For some unexplainable reason, the game decides to extend it’s already length game time by hiding the true ending away from players. The only way to get the games actual ending is to complete every side mission in the game given in the side areas. There are five side mission storylines in total, with each varying in length. Some of them can be finished in 20 minutes, while others take 3 to 4 hours.
While this doesn’t seem all that bad, the game never tells you this and constantly reassures you that the side missions are purely optional. Except in reality they aren’t.
What also doesn’t help is that you can’t just do these missions back to back, but instead they may randomly appear after you finish a mission. This means you might have to repeat missions until the side missions you want to do decide to pop up.
If you do them alongside the story, then this should be nothing to worry about. But if you decide to do them after the main story, then there’s going to be a lot of repeating missions over and over again.

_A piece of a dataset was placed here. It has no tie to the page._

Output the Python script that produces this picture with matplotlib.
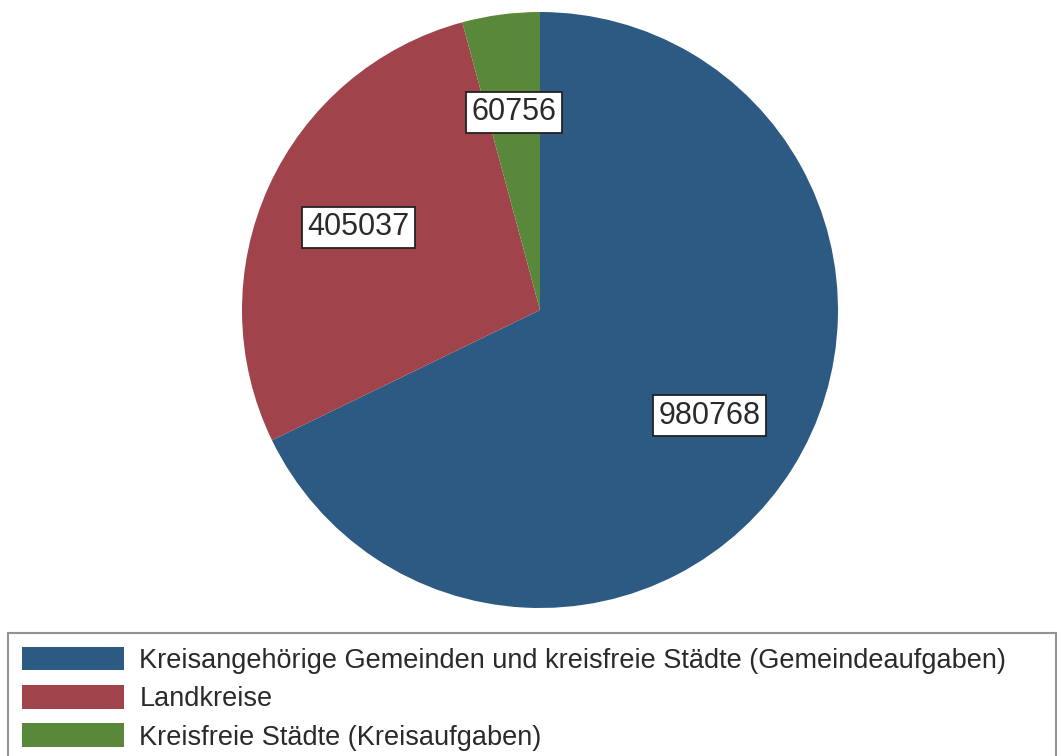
import matplotlib.pyplot as plt
from matplotlib.patches import Patch

plt.rcParams["font.family"] = ["Liberation Sans", "DejaVu Sans"]

labels = ["Kreisangehörige Gemeinden und kreisfreie Städte (Gemeindeaufgaben)",
          "Landkreise",
          "Kreisfreie Städte (Kreisaufgaben)"]
values = [980768, 405037, 60756]
colors = ["#2d5a83", "#a0434b", "#5a883a"]

total = sum(values)

fig = plt.figure(figsize=(10.61, 7.56), dpi=100)
ax = fig.add_axes([242 / 1061, 148 / 756, 596 / 1061, 596 / 756])

wedges, texts, autotexts = ax.pie(
    values, colors=colors, startangle=90, counterclock=False,
    autopct=lambda p: f"{round(p * total / 100):d}", pctdistance=0.67,
    wedgeprops=dict(linewidth=0), radius=1.0)
for t in autotexts:
    t.set_fontsize(22)
    t.set_color("#2a2a2a")
    t.set_bbox(dict(boxstyle="square,pad=0.18", facecolor="white",
                    edgecolor="#222222", linewidth=1.3))
ax.set_xlim(-1, 1)
ax.set_ylim(-1, 1)
ax.set_aspect("equal")
ax.axis("off")

handles = [Patch(facecolor=c, edgecolor="none") for c in colors]
leg = fig.legend(handles, labels, loc="upper left",
                 bbox_to_anchor=(8 / 1061, 1 - 633 / 756, 1048 / 1061, 0),
                 mode="expand", fontsize=19.5, frameon=True, fancybox=False,
                 handlelength=3.8, handleheight=0.96, handletextpad=0.55,
                 labelspacing=0.42, borderpad=0.5, borderaxespad=0)
leg.get_frame().set_edgecolor("#777777")
leg.get_frame().set_linewidth(1.5)
for t in leg.get_texts():
    t.set_color("#2a2a2a")

fig.savefig("out.png", dpi=100, facecolor="white")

However, there’s a catch to doing the side missions alongside the main story. Managing to balance both will soon make the player character wildly overpowered, to the point where strategy and skill can be thrown aside in exchange for button mashing. It takes away from a lot of the challenge in the game, and makes clearing the game feel less like a triumph and more of a walk in the park.
But with that said the game is still highly addictive, and even when enemies become nothing more than punching bags, there’s something so satisfying about teleporting behind someone and absolutely obliterating them with combo that sends them flying.

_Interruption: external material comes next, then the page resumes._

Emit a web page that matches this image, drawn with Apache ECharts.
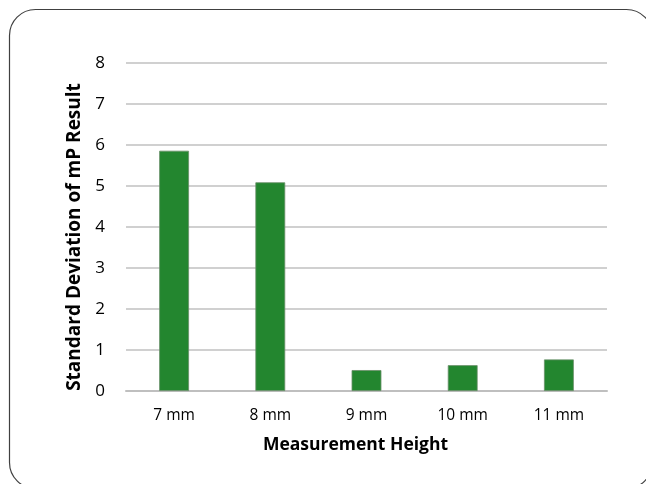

Xenoverse is a huge improvement from the last game, and with all the new shiny bells and whistles it’s brought to the table, it has the potential to become this console generation’s Budokai Tenkaichi 3 (that is to say it could be the fan favourite). While there are still some balancing issues that need to be fixed, the game is an utter pleasure to play through from start to finish. Anyone with even a passing interest in Dragon Ball will have a great time fighting their way through the story one more time.